- DXY resumes the upside and retargets 100.00.
- The White House estimates 100K-240K coronavirus deaths.
- US ADP report missed estimates at -27K jobs in March.
The US Dollar Index (DXY), which gauges the greenback vs. a bundle of its main rivals, is leaving behind Tuesday’s pullback and resumes the upside to the 99.80 region, where it met some resistance for the time being.
US Dollar Index bid as risk-on trade dissipates
The index has started the month/quarter on a firm note, managing to reverse Tuesday’s decline and now setting sails to the key resistance at 100.00 the figure amidst a mild bias towards the risk aversion.
In addition, the increasing selling bias in the euro is also lending extra wings to the recovery in the dollar, following mixed results from PMIs and discouraging news stemming from the coronavirus front.
In the US data space, the ADP reported a 27K drop in the job creation within the US private sector ahead of Friday’s Non-farm Payrolls during the same period.
What to look for around USD
DXY has regained the upper hand so far this week after bottoming out in the 98.30 region in past sessions. In addition, the greenback has so far managed to keep business above the key 200-day SMA and therefore maintaining the constructive outlook while re-targeting the triple-digit barrier. However, speculation of extra stimulus carries the potential to undermine the recovery in the buck and thus leaving the upside somewhat limited, all against the backdrop of unremitting concerns around the fallout of the coronavirus.

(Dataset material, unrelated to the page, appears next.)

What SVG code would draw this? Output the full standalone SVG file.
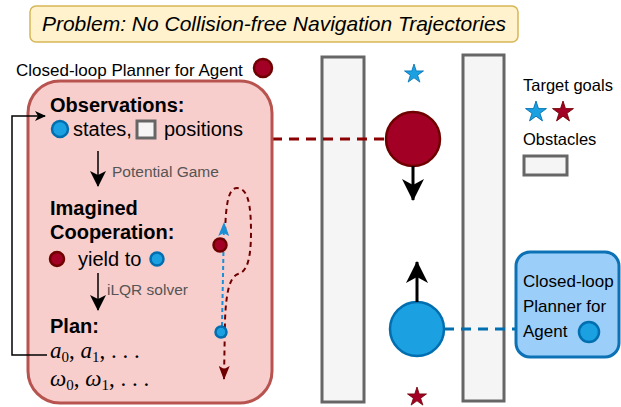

US Dollar Index relevant levels
At the moment, the index is gaining 0.63% at 99.58 and a breakout of 99.95 (weekly high Mar.31) would aim for 100.49 (78.6% Fibo retracement of the 2017-2018 drop) and then 102.99 (2020 high Mar.20). On the other hand, the next support emerges at 98.27 (weekly low Mar.27) seconded by 98.03 (200-day SMA) and then 97.87 (61.8% Fibo retracement of the 2017-2018 drop).